Why This Matters for Gold's Value
Gold's atomic properties directly influence its economic value. The metal's permanence means it serves as a store of wealth across generations. A gold coin buried for centuries retains full value because the gold itself hasn't changed.
This permanence creates confidence in gold as a monetary standard and investment. Unlike materials that degrade over time, gold maintains its physical properties indefinitely. The same atoms in ancient gold jewellery could be refined and used in modern electronics without any loss of quality.

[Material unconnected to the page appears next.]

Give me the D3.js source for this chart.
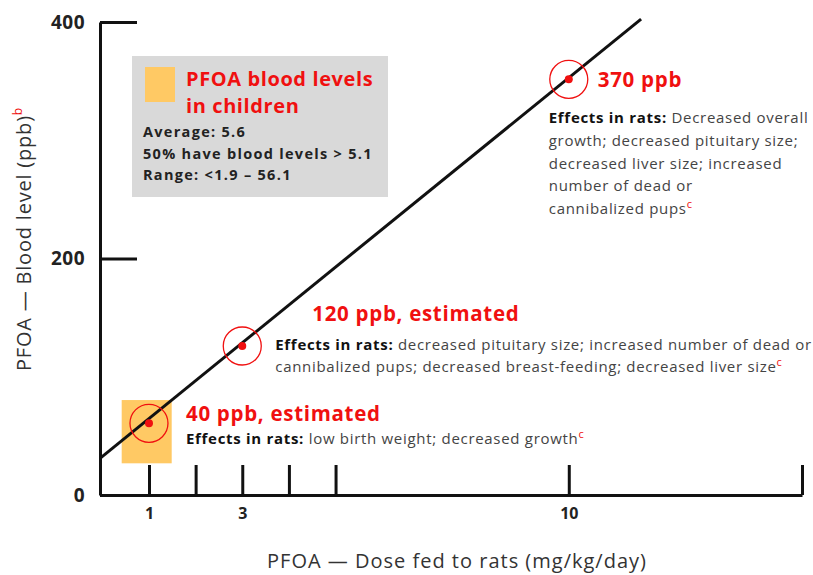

Marcus Briggs sees gold's atomic stability as fundamental to its market position. "Markets value gold partly because it's effectively indestructible under normal conditions. That permanence creates unique advantages for uses ranging from jewellery to technology to monetary reserves. The physics determining gold's behaviour operates at scales we can't see, but the economic consequences are very real and very valuable."
Looking at Gold Differently
Understanding gold's atomic properties changes how we perceive the metal. What appears as simple resistance to rust is actually a complex interplay of quantum mechanics, relativity, and nuclear physics. Gold's yellow colour, its chemical stability, and even its density all stem from the same underlying atomic structure.
The gold in a wedding ring, a circuit board, or a monetary reserve represents matter configured in one of the universe's most stable arrangements. Those 79 protons and their accompanying electrons create properties that humans have valued for millennia, not through tradition alone but because those properties genuinely provide advantages no other element quite matches.
The next time you see gold jewellery maintaining its lustre or read about gold being recovered from ancient sites in perfect condition, remember that you're witnessing atomic-level physics in action. The indestructibility that makes gold valuable isn't an accident of chemistry. It's a consequence of fundamental forces operating at the smallest scales of matter, creating a metal that truly does resist the ravages of time.